うつしき

うつしき

届ける

先日古い手紙が見つかった。

 

80年以上前に投函されたもの。

 

絵描きを目指してアメリカへ移住した曾祖父より、お寺を継為に日本へ送った祖父を案じ、幸せの願いを込めた手紙。

 

海を渡りたくさんの年月を経たにも拘わらず、美しく朽ちていて、時間の蓄積でしか成り得ない存在となっていた。

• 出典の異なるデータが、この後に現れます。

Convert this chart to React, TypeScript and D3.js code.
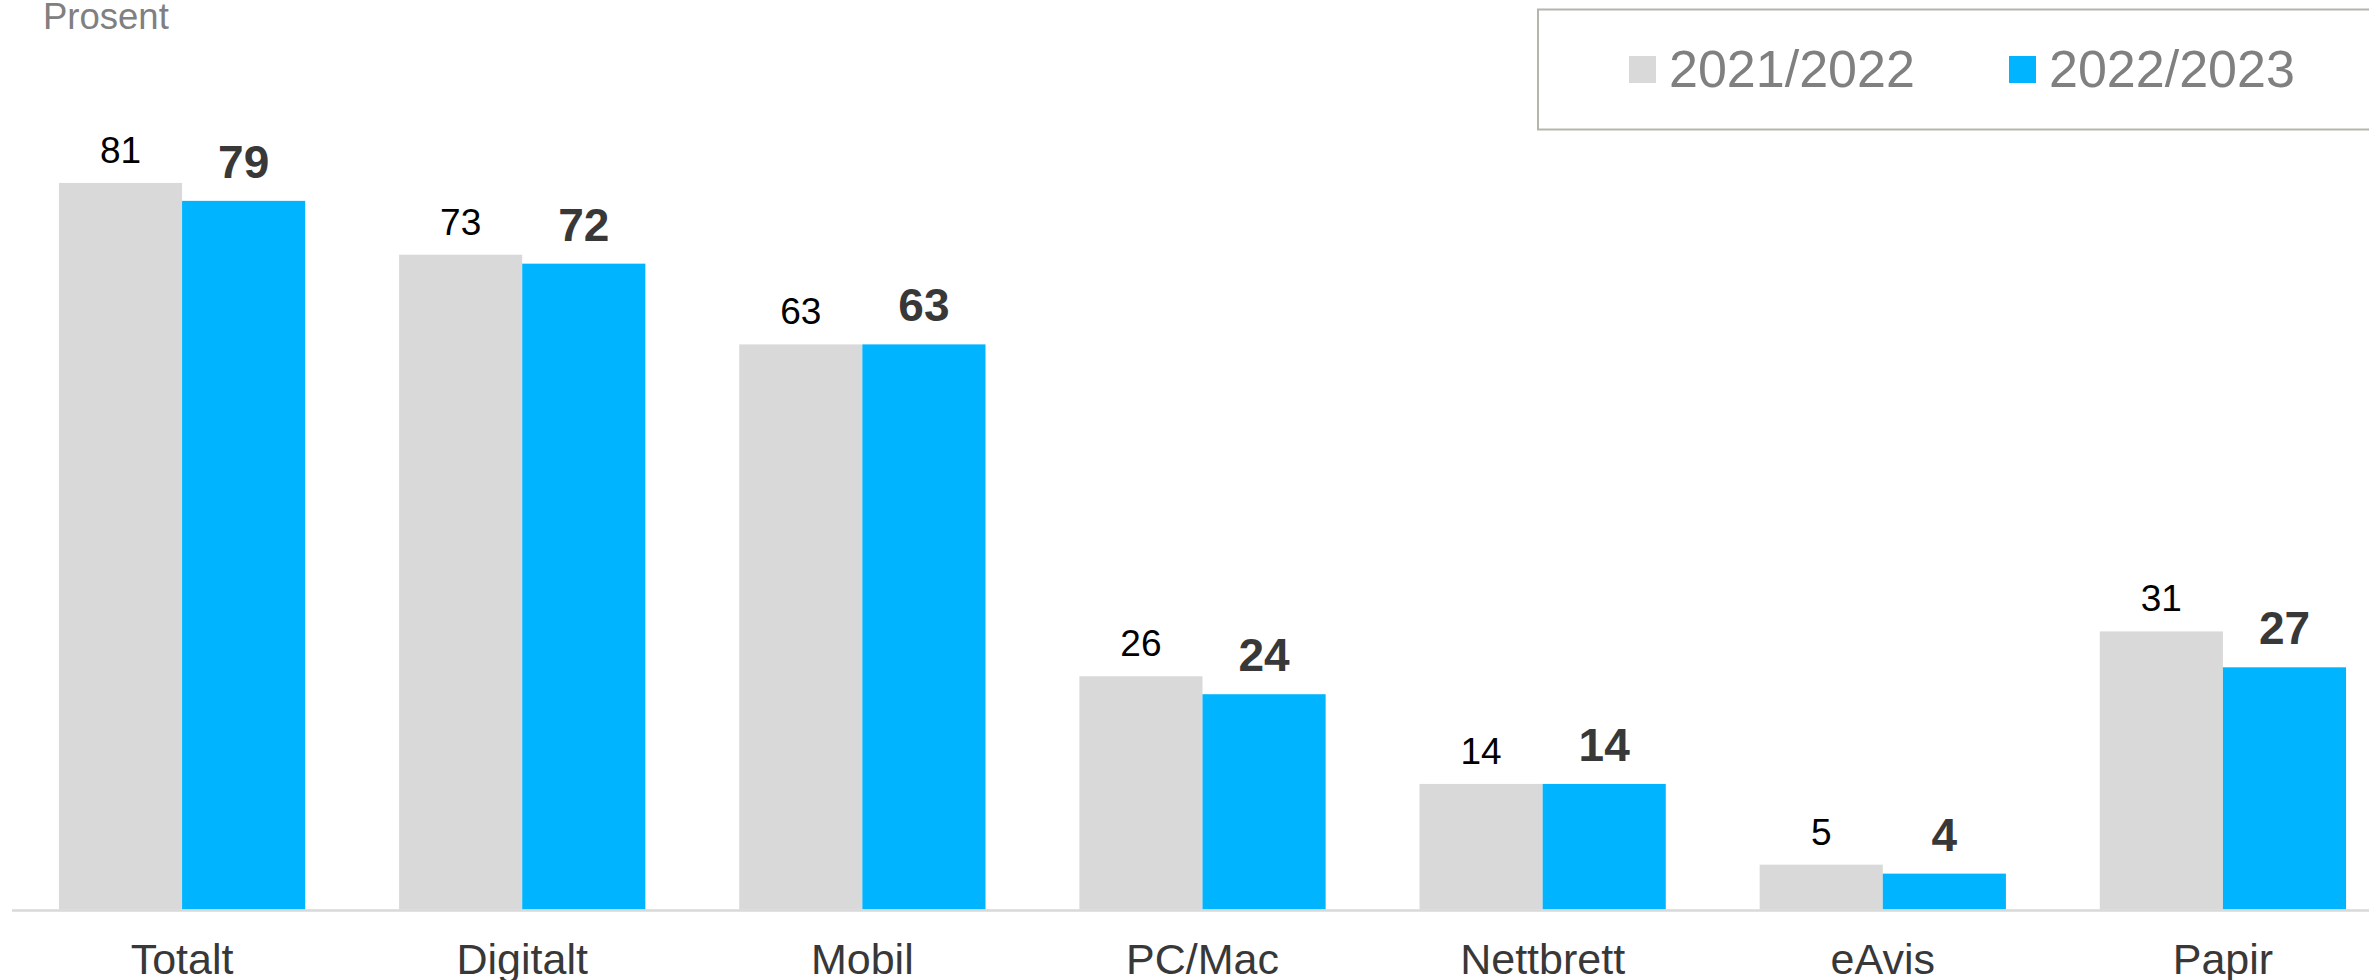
import React from "react";
import * as d3 from "d3";

const categories = ["Totalt", "Digitalt", "Mobil", "PC/Mac", "Nettbrett", "eAvis", "Papir"];
const seriesNames = ["2021/2022", "2022/2023"];
const values2122 = [81, 73, 63, 26, 14, 5, 31];
const values2223 = [79, 72, 63, 24, 14, 4, 27];
const seriesColors = ["#d9d9d9", "#00b4ff"];
const yLabel = "Prosent";

const W = 2369;
const H = 980;
const FONT = "'Liberation Sans', Arial, sans-serif";

export default function App() {
  const baseline = 909.5;
  const y = d3.scaleLinear().domain([0, 100]).range([baseline, baseline - 897]);
  const x0 = d3
    .scaleBand<string>()
    .domain(categories)
    .range([12, 2393])
    .paddingInner(0.276)
    .paddingOuter(0.138);
  const x1 = d3
    .scaleBand<string>()
    .domain(seriesNames)
    .range([0, x0.bandwidth()])
    .padding(0);
  const allValues = [values2122, values2223];

  return (
    <svg
      width={W}
      height={H}
      style={{ position: "absolute", left: 0, top: 0, background: "#fff" }}
      fontFamily={FONT}
    >
      <rect x={0} y={0} width={W} height={H} fill="#fff" />
      <text x={43} y={29} fontSize={36.5} fill="#808080">
        {yLabel}
      </text>

      {/* legend */}
      <rect x={1538} y={9.5} width={840} height={120} fill="#fff" stroke="#b3b6ab" strokeWidth={2} />
      {seriesNames.map((s, i) => {
        const lx = [1629, 2009][i];
        return (
          <g key={s}>
            <rect x={lx} y={56} width={27} height={27} fill={seriesColors[i]} />
            <text x={lx + 40} y={87} fontSize={52} fill="#808080">
              {s}
            </text>
          </g>
        );
      })}

      {categories.map((c, ci) => (
        <g key={c} transform={`translate(${x0(c)},0)`}>
          {seriesNames.map((s, si) => {
            const v = allValues[si][ci];
            const bx = x1(s)!;
            const top = y(v);
            const bold = si === 1;
            return (
              <g key={s}>
                <rect
                  x={bx}
                  y={top}
                  width={x1.bandwidth()}
                  height={baseline - top}
                  fill={seriesColors[si]}
                />
                <text
                  x={bx + x1.bandwidth() / 2}
                  y={top - (bold ? 23 : 20)}
                  textAnchor="middle"
                  fontSize={bold ? 46 : 37}
                  fontWeight={bold ? "bold" : "normal"}
                  fill={bold ? "#383838" : "#000"}
                >
                  {v}
                </text>
              </g>
            );
          })}
          <text
            x={x0.bandwidth() / 2}
            y={974}
            textAnchor="middle"
            fontSize={43}
            fill="#383838"
          >
            {c}
          </text>
        </g>
      ))}

      <line x1={12} x2={W} y1={baseline + 1} y2={baseline + 1} stroke="#d9d9d9" strokeWidth={2.5} />
    </svg>
  );
}
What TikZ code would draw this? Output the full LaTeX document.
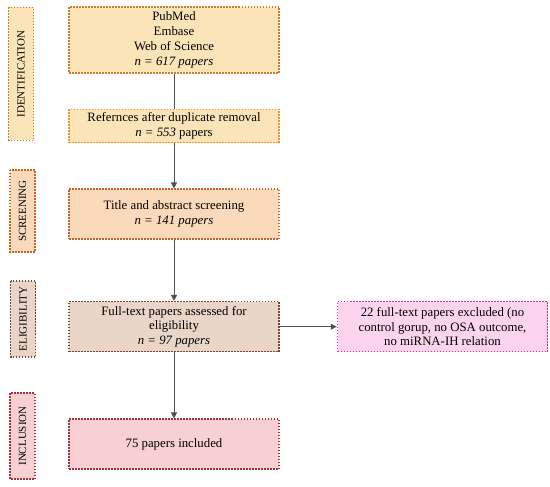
\documentclass[tikz,border=0pt]{standalone}
\usepackage{fontspec}
\setmainfont{Liberation Serif}
\usetikzlibrary{arrows.meta, positioning}
\definecolor{cWheat}{RGB}{251,228,183}
\definecolor{cPeach}{RGB}{250,218,186}
\definecolor{cTan}{RGB}{234,214,200}
\definecolor{cRose}{RGB}{246,208,210}
\definecolor{cPink}{RGB}{253,212,238}
\definecolor{cIdent}{RGB}{200,128,48}
\definecolor{cOrange}{RGB}{246,145,48}
\definecolor{cScreen}{RGB}{196,100,42}
\definecolor{cElig}{RGB}{118,70,50}
\definecolor{cIncl}{RGB}{168,50,60}
\definecolor{cMagenta}{RGB}{225,50,140}
\definecolor{cLine}{RGB}{80,80,80}
\tikzset{
	stagebox/.style={rectangle, minimum width=210pt, text centered, align=center, line width=1.5pt, dash pattern=on 1.5pt off 1.5pt, font=\fontsize{12.8}{14.8}\selectfont},
	sidebox/.style={rectangle, rotate=90, minimum height=25pt, inner sep=0pt, line width=1.5pt, dash pattern=on 1.5pt off 1.5pt, font=\fontsize{11}{13}\selectfont},
	flowline/.style={line width=1pt, draw=cLine},
	flowarrow/.style={-{Triangle[length=6pt, width=6pt]}, line width=1pt, draw=cLine},
}
\begin{document}
\begin{tikzpicture}[x=1pt, y=-1pt]
	\useasboundingbox (0,0) rectangle (550,487);
	% stage labels
	\node[sidebox, fill=cWheat, draw=cIdent, minimum width=133pt] (identLbl) at (21,74) {IDENTIFICATION};
	\node[sidebox, fill=cPeach, draw=cScreen, minimum width=82pt] (screenLbl) at (22.5,211) {SCREENING};
	\node[sidebox, fill=cTan, draw=cElig, minimum width=76pt] (eligLbl) at (23,319) {ELIGIBILITY};
	\node[sidebox, fill=cRose, draw=cIncl, minimum width=86pt] (inclLbl) at (22.5,436) {INCLUSION};
	% main flow
	\node[stagebox, fill=cWheat, draw=cIdent, minimum height=66pt] (search) at (174,40) {PubMed\\ Embase\\ Web of Science\\ \textit{n = 617 papers}};
	\node[stagebox, fill=cWheat, draw=cOrange, minimum height=33pt, below=35pt of search] (dedup) {Refernces after duplicate removal\\ \textit{n = 553} papers};
	\node[stagebox, fill=cPeach, draw=cScreen, minimum height=50pt, below=45pt of dedup] (screen) {Title and abstract screening\\ \textit{n = 141 papers}};
	\node[stagebox, fill=cTan, draw=cElig, minimum height=50pt, below=61pt of screen] (full) {Full-text papers assessed for\\ eligibility\\ \textit{n = 97 papers}};
	\node[stagebox, fill=cRose, draw=cIncl, minimum height=50pt, below=66pt of full] (incl) {75 papers included};
	\node[stagebox, fill=cPink, draw=cMagenta, minimum height=50pt, right=57pt of full] (excl) {22 full-text papers excluded (no\\ control gorup, no OSA outcome,\\ no miRNA-IH relation};
	% connectors
	\draw[flowline] (search) -- (dedup);
	\draw[flowarrow] (dedup) -- (screen);
	\draw[flowarrow] (screen) -- (full);
	\draw[flowarrow] (full) -- (incl);
	\draw[flowarrow] (full) -- (excl);
\end{tikzpicture}
\end{document}
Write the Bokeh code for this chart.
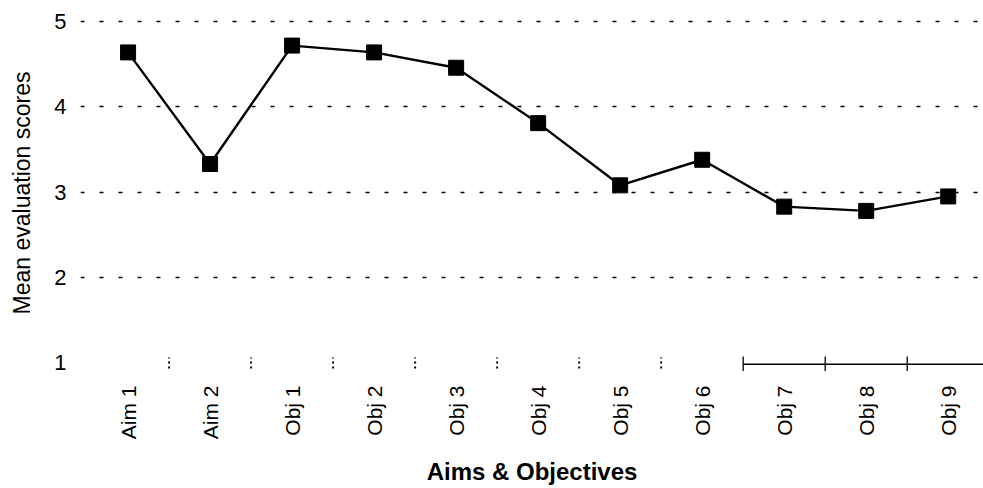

うつしきオンラインは1年半ほど前にスタートしました。

 

縁ある作り手から生み出されたものを、撮影の小田君と、web担当の義明くんと相談しながらオンライン上に構成してもらい、
最終的に選んで下さるみなさんの元へ “届ける” を担当しています。

 

文字にすると簡単ですが、それぞれの人が積み上げてきた経験の結集に携わっているといつも思います。

 

それは選び手の方も勿論のこと。

 

なんらかの入口からうつしきと出逢ってくれて、顔の見えない中指先で一票投じてくれること。

 

途方もなく奇跡的なことだと思う。

 

だからこそ大切に届けたい。

 

オンラインがはじまった当初より手紙に植物を添えるを密かに続けています。

 

古典の一節より心に留めた、平安時代の風習で言葉以上のものを植物に託す。

 

足を運べなくともここの景色を少しでも届けられたらと思います。

 

6/10 リリースの太田美帆さんの「嬉々」は うつしきの永久欠番 田代沙織さん (kiki product) へのオマージュがそこかしこに存在します。

 

山香デザイン室 小野友寛さんによるデザインのパッケージにも。

 

2年前の6月に沙織さん主催で開催された美帆さんの゛声のワークショップ゛

 

その時の演奏会で生まれたアルバム「共鳴

 

彼女とその時の時間を込めた植物を「嬉々」に添えて届けています。

 

美帆さんへの祈りも込めて。

 

kiki product のハーブティーを手にしたことのある方はピンときてくれるかな。

 

こちらのblogを遡っていただくと沙織さんの人柄そのものの文章と出逢えます〇

「嬉々」ご注文の皆様、本当にたくさんの方に選んで頂き有難うございます!
オンラインは店頭でのご対応と共に行っております。メール、発送等お時間いただきますが愉しみにお待ちくださいね。

 

今週末より1年半ぶりの督田昌巳さんの展示がはじまります。

 

前回の展で選ばれた木の器はそれぞれの元で暮らしを蓄積し深い味わいが出てきた頃でしょうか。

 

意図して古く見せる ではなく、日々の積み重なりでしか現れることのない跡を纏ったものにどうしても惹かれます。

 

自らの手でそんな変化を起こしてくださいね。